AUD/USD weakens in to US CPI, ASX 200 drifts into sell zone
It seems crude oil prices weren’t stretched at their lows yesterday as I’d suggested, given prices fell another -3.5% and closed beneath the 2024 open price to form an outside day. As noted in my article, futures traders piled into shorts and weak data from China suggests it could have further to fall over the coming weeks. But having already fallen -16% in two weeks and the YTD low of 64.45 in easy reach, bears may want to remain nimble on this notoriously volatile market.
Gold prices remain elevated yet stuck in a choppy range between the September low and all-time high. A soft US inflation report is likely required to help it retest its highs and continue its bullish trend.
It was mixed for currencies with the US dollar stuck in the middle of the rankings on Tuesday. The safety of the yen and Swiss franc appealed to traders ahead of US CPI data as they were the strongest FX majors, CAD, EUR and AUD were the weakest. EUR/USD fell to a three-week low and trades less than 20-pips above the 1.10 handle. USD/JPY reversed most of Monday’s losses and trades just 40-ips above the August low.
Economists continue to favour three 25bp Fed cuts this year, yet market pricing still sees 100bp according to Fed fund futures. FFF also assigns a 52% probability of a 50bp cut in November, although that could change if today’s inflation data comes in hot. US bond yields continued lower overnight.

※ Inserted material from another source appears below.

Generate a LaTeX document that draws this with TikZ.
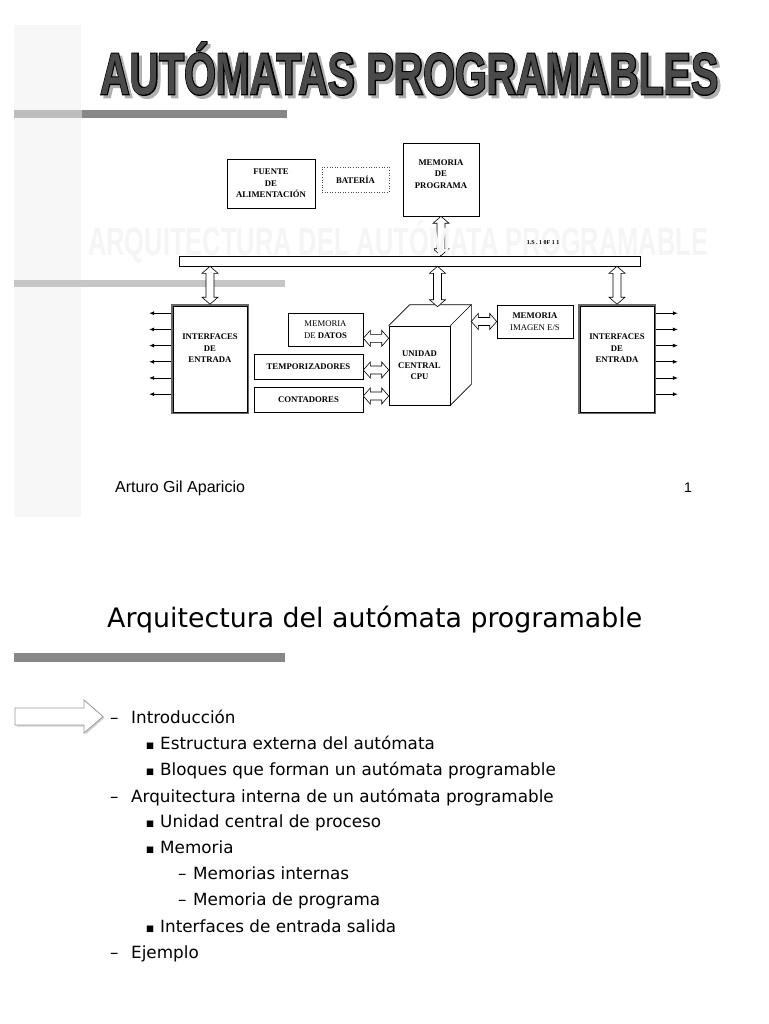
\documentclass[tikz,border=0pt]{standalone}
\usepackage{fontspec}
\setmainfont{Liberation Serif}
\newfontfamily\arial{Liberation Sans}
\newfontfamily\titlefont{Liberation Sans}
\newfontfamily\titleout{Liberation Sans}[BoldFeatures={FakeBold=4}]
\newfontfamily\comic{DejaVu Sans}
\usetikzlibrary{arrows.meta,shadows,calc}
\definecolor{colgray}{HTML}{F7F7F7}
\definecolor{barlight}{HTML}{BDBDBD}
\definecolor{bardark}{HTML}{878787}
\definecolor{bartwo}{HTML}{C6C6C6}
\definecolor{titlegray}{HTML}{4A4A4A}
\definecolor{shadowgray}{HTML}{B0B0B0}
\definecolor{wmgray}{HTML}{F5F5F5}
\definecolor{ptrgray}{HTML}{9A9A9A}
\newcommand\boxfont{\fontsize{8.7}{11.5}\selectfont\bfseries}
\newcommand\lifted[2]{\raisebox{0pt}[\height][\dimexpr\depth+#1\relax]{\begin{tabular}{@{}c@{}}#2\end{tabular}}}
\newcommand\ttltext{AUTÓMATAS PROGRAMABLES}
\newcommand\wmtext{ARQUITECTURA DEL AUTÓMATA PROGRAMABLE}
% hollow double-headed arrow between two named coordinates
\newcommand\dblarrow[2]{%
  \coordinate (da@p) at ($(#1)!7pt!(#2)$);
  \coordinate (da@q) at ($(#2)!7pt!(#1)$);
  \draw[hollow] (#1)
    -- ($(da@p)!8pt!90:(#2)$) -- ($(da@p)!4pt!90:(#2)$)
    -- ($(da@q)!4pt!-90:(#1)$) -- ($(da@q)!8pt!-90:(#1)$)
    -- (#2)
    -- ($(da@q)!8pt!90:(#1)$) -- ($(da@q)!4pt!90:(#1)$)
    -- ($(da@p)!4pt!-90:(#2)$) -- ($(da@p)!8pt!-90:(#2)$)
    -- cycle;}
\begin{document}
\begin{tikzpicture}[x=1pt,y=-1pt,
  box/.style={draw, line width=0.6pt, fill=white, inner sep=1pt, align=center, font=\boxfont},
  hollow/.style={draw, line width=0.6pt, fill=white, line join=miter},
  sarrow/.style={line width=0.7pt, -{Latex[length=5pt,width=4pt]}},
  ifbox/.style={draw=black!60, line width=1.6pt, fill=white, inner sep=1pt, align=center, font=\boxfont, minimum width=76pt, minimum height=108pt},
  ifinner/.style={draw=black, line width=0.5pt},
  li/.style={anchor=base west, inner sep=0pt, font=\comic\fontsize{16.8}{17}\selectfont},
  mk/.style={anchor=base west, inner sep=0pt, font=\comic\fontsize{16.8}{17}\selectfont},
  sq/.style={anchor=base west, inner sep=0pt, font=\comic\fontsize{8.5}{8.5}\selectfont}]
\useasboundingbox (0,0) rectangle (768,1024);
\fill[white] (0,0) rectangle (768,1024);
% slide 1 background
\fill[colgray] (14,25) rectangle (81,517);
\fill[barlight] (14,110) rectangle (82,118);
\fill[bardark] (82,110) rectangle (287,118);
\fill[bartwo] (14,280) rectangle (285,287);
% title
\node[inner sep=0pt, anchor=south west] (ttlshadow) at (103,98)
  {\resizebox{618pt}{52pt}{\color{shadowgray}\titleout\bfseries\ttltext}};
\node[inner sep=0pt, anchor=south west] (ttl) at (100,95)
  {\resizebox{618pt}{52pt}{\rlap{\color{black}\titleout\bfseries\ttltext}\color{titlegray}\titlefont\bfseries\ttltext}};
% diagram
\node[box, minimum width=88pt, minimum height=49pt] (fuente) at (271,183.5) {FUENTE\\DE\\ALIMENTACIÓN};
\node[box, draw=black!70, dotted, minimum width=67pt, minimum height=25pt] (bateria) at (355.5,179.5) {BATERÍA};
\node[box, minimum width=76pt, minimum height=73pt] (memprog) at (441,179.5) {\lifted{10pt}{MEMORIA\\DE\\PROGRAMA}};
\node[box, minimum width=461pt, minimum height=10pt, inner sep=0pt] (bus) at (409.5,261) {};
\node[ifbox] (intL) at (210,359) {\lifted{20pt}{INTERFACES\\DE\\ENTRADA}};
\node[ifbox] (intR) at (617,359) {\lifted{20pt}{INTERFACES\\DE\\ENTRADA}};
\draw[ifinner] ([shift={(2,2)}]intL.north west) rectangle ([shift={(-2,-2)}]intL.south east);
\draw[ifinner] ([shift={(2,2)}]intR.north west) rectangle ([shift={(-2,-2)}]intR.south east);
\node[box, minimum width=75pt, minimum height=33pt] (memdatos) at (325.5,329.5) {{\mdseries MEMORIA}\\{\mdseries DE} DATOS};
\node[box, minimum width=109pt, minimum height=25pt] (temp) at (308.5,366.5) {TEMPORIZADORES};
\node[box, minimum width=109pt, minimum height=25pt] (cont) at (308.5,399.5) {CONTADORES};
\node[box, minimum width=61pt, minimum height=79pt] (cpu) at (419.5,365.5) {UNIDAD\\CENTRAL\\CPU};
\coordinate (cbl) at ($(cpu.north west)+(21,-21)$);
\coordinate (cbr) at ($(cpu.north east)+(21,-21)$);
\coordinate (cbd) at ($(cpu.south east)+(21,-21)$);
\coordinate (ctop) at ($(cpu.north)+(18,-19)$);
\draw[line width=0.6pt] (cpu.north west) -- (cbl) -- (cbr) -- (cpu.north east);
\draw[line width=0.6pt] (cbr) -- (cbd) -- (cpu.south east);
\node[box, minimum width=76pt, minimum height=33pt] (memimg) at (535,321.5) {MEMORIA\\{\mdseries IMAGEN E/S}};
% connector end points
\coordinate (mpb) at (memprog.south |- bus.north);
\coordinate (ilb) at (intL.north |- bus.south);
\coordinate (ilt) at (intL.north);
\coordinate (ctb) at (ctop |- bus.south);
\coordinate (irb) at (intR.north |- bus.south);
\coordinate (irt) at (intR.north);
\coordinate (mps) at (memprog.south);
\coordinate (a1) at ([yshift=8pt]memdatos.south east);
\coordinate (b1) at (a1 -| cpu.west);
\coordinate (a2) at ([yshift=-3.5pt]temp.east);
\coordinate (b2) at (a2 -| cpu.west);
\coordinate (a3) at ([yshift=3.5pt]cont.east);
\coordinate (b3) at (a3 -| cpu.west);
\coordinate (a4) at (memimg.west -| cbr);
\coordinate (b4) at (memimg.west);
% hollow double arrows
\dblarrow{mps}{mpb}
\dblarrow{ilb}{ilt}
\dblarrow{ctb}{ctop}
\dblarrow{irb}{irt}
\dblarrow{a1}{b1}
\dblarrow{a2}{b2}
\dblarrow{a3}{b3}
\dblarrow{a4}{b4}
% io lines
\foreach \i in {0,...,5}{
  \coordinate (pl\i) at ([yshift={-(9+16.2*\i)*1pt}]intL.north west);
  \coordinate (pr\i) at ([yshift={-(9+16.2*\i)*1pt}]intR.north east);
  \draw[sarrow] (pl\i) -- ++(-22,0);
  \draw[sarrow] (pr\i) -- ++(22,0);
}
% watermark
\node[inner sep=0pt, anchor=base west] (wm) at (88,255)
  {\resizebox{620pt}{35pt}{\color{wmgray}\titlefont\bfseries\wmtext}};
\node[inner sep=0pt, font=\fontsize{6}{6}\selectfont\bfseries] (busl) at (543,243) {1.S . 1 0F 1 1};
% footer
\node[anchor=base west, inner sep=0pt, font=\arial\fontsize{16}{16}\selectfont] (author) at (115,492) {Arturo Gil Aparicio};
\node[anchor=base west, inner sep=0pt, font=\arial\fontsize{14}{14}\selectfont] (page) at (684,492) {1};
% slide 2
\node[anchor=base west, inner sep=0pt, font=\comic\fontsize{26.8}{27}\selectfont] (t2) at (107,627) {Arquitectura del autómata programable};
\fill[bardark] (14,653) rectangle (285,662);
\draw[ptrgray, line width=0.8pt, fill=white, drop shadow={shadow xshift=1.5pt, shadow yshift=-1.5pt, opacity=0.35}]
  (15,708) -- (84,708) -- (84,700) -- (103,716.5) -- (84,733) -- (84,725) -- (15,725) -- cycle;
\node[mk] (m1) at (110,723) {–};
\node[li] (l1) at (131,723) {Introducción};
\node[sq] (m2) at (146,748) {■};
\node[li] (l2) at (160,749) {Estructura externa del autómata};
\node[sq] (m3) at (146,774) {■};
\node[li] (l3) at (160,775) {Bloques que forman un autómata programable};
\node[mk] (m4) at (110,802) {–};
\node[li] (l4) at (131,802) {Arquitectura interna de un autómata programable};
\node[sq] (m5) at (146,826) {■};
\node[li] (l5) at (160,827) {Unidad central de proceso};
\node[sq] (m6) at (146,852) {■};
\node[li] (l6) at (160,853) {Memoria};
\node[mk] (m7) at (178,879) {–};
\node[li] (l7) at (193,879) {Memorias internas};
\node[mk] (m8) at (178,905) {–};
\node[li] (l8) at (193,905) {Memoria de programa};
\node[sq] (m9) at (146,931) {■};
\node[li] (l9) at (160,932) {Interfaces de entrada salida};
\node[mk] (m10) at (110,958) {–};
\node[li] (l10) at (131,958) {Ejemplo};
\end{tikzpicture}
\end{document}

The Presidential debate and US CPI are the main events today
Although it is debatable as to how much of a market-mover the Trump-Harris debate will actually be. It might require one of them to crash and burn to generate a flurry of headlines worthy enough of moving markets, but it seems more likely that both candidates will simply appeal to a well-established base and do little to sway the swing voters.
US inflation will be closely watched to see if they justify the 50bp November cut currently estimated by Fed fund futures with a 52% probability. The rate of inflation has been trending lower for some time and producer prices curled lower recently, but take note that inflationary pressures ticked higher in recent ISM and NFP reports. Could today’s inflation figures have an upside surprise and sow further doubt on a 50np cut? If so, it could see the US dollar extend its gains and weigh further on risk.
Events in focus (AEDT):
- 08:45 – NZ manufacturing sales, visitors and migration
- 09:00 – JP Tankan (Reuters)
- 11:00 – AU inflation expectations (Melbourne Institute)
- 11:00 – US Presidential debate between Harris, Trump
- 16:00 – UK construction output, industrial production, index of services, manufacturing production, trade balance
- 18:00 – CN outstanding loan growth
- 22:30 – US CPI, real earnings
ASX 200 futures (SPI 200) technical analysis:
There has been very little trading activity above 8070 on ASX futures, given each time it tried to break above resulted in a swift reversal lower. Prices are now creeping back towards that level and now meandering around 8000 heading into the US inflation report, whose presence could suppress volatility today. Yet with Wall Street indices creeping higher, perhaps there’s a little more bullish fumes in the tank today.
Note the momentum has turned higher on the 1-hour chart having completed an ABC correction, which could point to cautious gains in today’s ASX session. But given the history around these levels, the bias remains to fade into strength below 8100.
Keep in mind that volatility can pick up in the minutes ahead of US CPI (22:30 AEST), so risk needs to be managed accordingly or traders could step aside until after the event.
AUD/USD technical analysis:
The reality is that US CPI will likely dictate which direction AUD/USD closes today. However, note that support for AUD/USD has been found around the monthly pivot point, the daily RSI (2) dipped into oversold and bearish volatility on that timeframe is waning. We might get a cheeky bounce higher today, but anything more would require a weak US inflation report. Therefore I have no real bias beyond a potential cheeky bounce, but have provided implied volatility bands from options markets to gauge the market’s estimate of incoming volatility.